Bem… nem tanto. Os processos internos desencadeados por essas duas experiências são radicalmente diferentes, como constataram os pesquisadores do Hospital Infantil de Cincinnati, em Ohio, num experimento pioneiro envolvendo crianças de 3 a 5 anos, realizado em 2017 e narrado por Meghan Cox Gurdon em seu livro “The Enchanted Hour: The Miraculous Power of Reading Aloud in the Age of Distraction”. Os pesquisadores queriam comparar a atividade cerebral das crianças quando submetidas a três experiências: (i) a escuta de uma narrativa sem ilustração; (ii) a escuta de uma narrativa acompanhada de ilustrações (ou seja, a clássica experiência de ouvir a leitura de um livro ilustrado); (iii) a exibição de um desenho animado.

Por meio da ressonância magnética, os cientistas conseguiram mapear a atividade cerebral das crianças durante essas três atividades.

O experimento focava em cinco áreas-chave para o aprendizado da leitura e da escrita, como as redes neurais responsáveis pelo processamento visual e processamento semântico. Os níveis de atividade cerebral eram indicados por quadradinhos vermelhos (atividade intensa), rosa (atividade menos intensa) e azul escuro (baixa ou nenhuma atividade).
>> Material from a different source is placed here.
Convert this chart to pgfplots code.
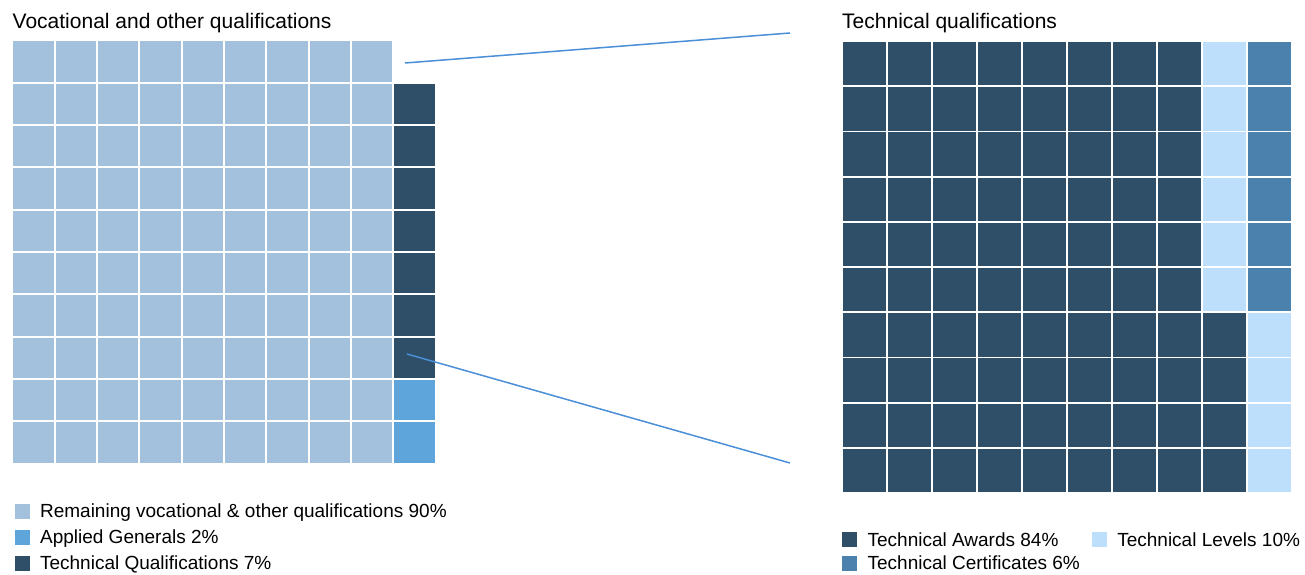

Os resultados do experimento foram os seguintes:

1 – A escuta de uma história sem imagens ativou algumas regiões do cérebro das crianças, mas não todas. As áreas relacionadas à introspecção (“como isto se relaciona comigo ou com a minha vida?”) apresentaram intensa atividade, mas não houve significativa produção de imagens (o que é fácil de entender, dado que crianças entre 3 e 5 anos não contam ainda com um vasto repertório de experiências e memórias que lhes sirvam de matéria-prima para a visualização do que escutam);

2 – Durante a escuta de uma história ilustrada, o cérebro das crianças acendeu como um castelo em festa: todas as cinco áreas observadas indicaram intensa atividade. Além disso, durante a experiência, essas redes neurais se inter-relacionavam (se “comunicavam”), reforçando a arquitetura cerebral;

3 – Na terceira fase (exibição de um desenho animado), aquela mansão iluminada apagou-se: os quadradinhos antes vermelhos tornaram-se azul-escuro, e somente a rede de percepção visual continuou a indicar intensa atividade. É uma percepção visual, entretanto, que parece cair num vazio, dado que os demais processos relacionados à linguagem e ao aprendizado entraram no “modo ocioso”.

O que isso significa?

O Dr. John Hutton, que coordenou a pesquisa, explica: “Crianças excessivamente expostas a telas podem apresentar deficiências em diferentes áreas, como linguagem, imaginação e atenção. O período dos 3 aos 5 anos é formativo: a excessiva exposição a telas predispõe o cérebro a uma atrofia ou subdesenvolvimento dessas redes neurais de ordem superior. Se o que sabemos sobre a plasticidade cerebral estiver correto, crianças que apresentam baixo desenvolvimento dessas redes terão mais dificuldade para aprender, para formar imagens com base nas narrativas que escutam e para relacioná-las à sua própria vida. Serão muito mais dependentes daquilo que lhes chega passivamente, sem que façam nenhum esforço. Acredito que esse é um problema sério, que está se agravando conforme as telas se tornam portáteis.”

Efeito “Cachinhos Dourados”

Um nome sintetiza os achados dos pesquisadores de Cincinnati: “Efeito Cachinhos Dourados”. Se a escuta de uma narrativa sem imagens é ainda “muita fria” para acender todas as redes neurais das crianças pequenas, e o filminho é tão “quente” que termina por “queimá-las”, a escuta de uma narrativa ilustrada é, por sua vez, a combinação perfeita para ativar todas aquelas áreas envolvidas com o desenvolvimento linguístico dos pequenos.

Se você precisava de uma boa razão para começar a ler livros ilustrados para seu filho, acabou de encontrá-la.

4 Comments

  1. Que preciosidade eficaz, barata, amável e realmente eficiente os pais tem nas mãos.
    Que pena que nem todos investem nisso, mas que alegria encontrar pessoas como você que dispõem a proclamar essas verdades clássicas e quase que ortodoxas que se perdeu com a modernidade, mas comprova que é a roda e o caminho é mesmo. Basta aplicar.

  2. Que maravilha! Fico muito feliz em saber que estou no caminho certo. Obrigada pelos seus estudos! Quero muito me aprofundar no desenvolvimento infantil e na importância da leitura em crianças pequenas.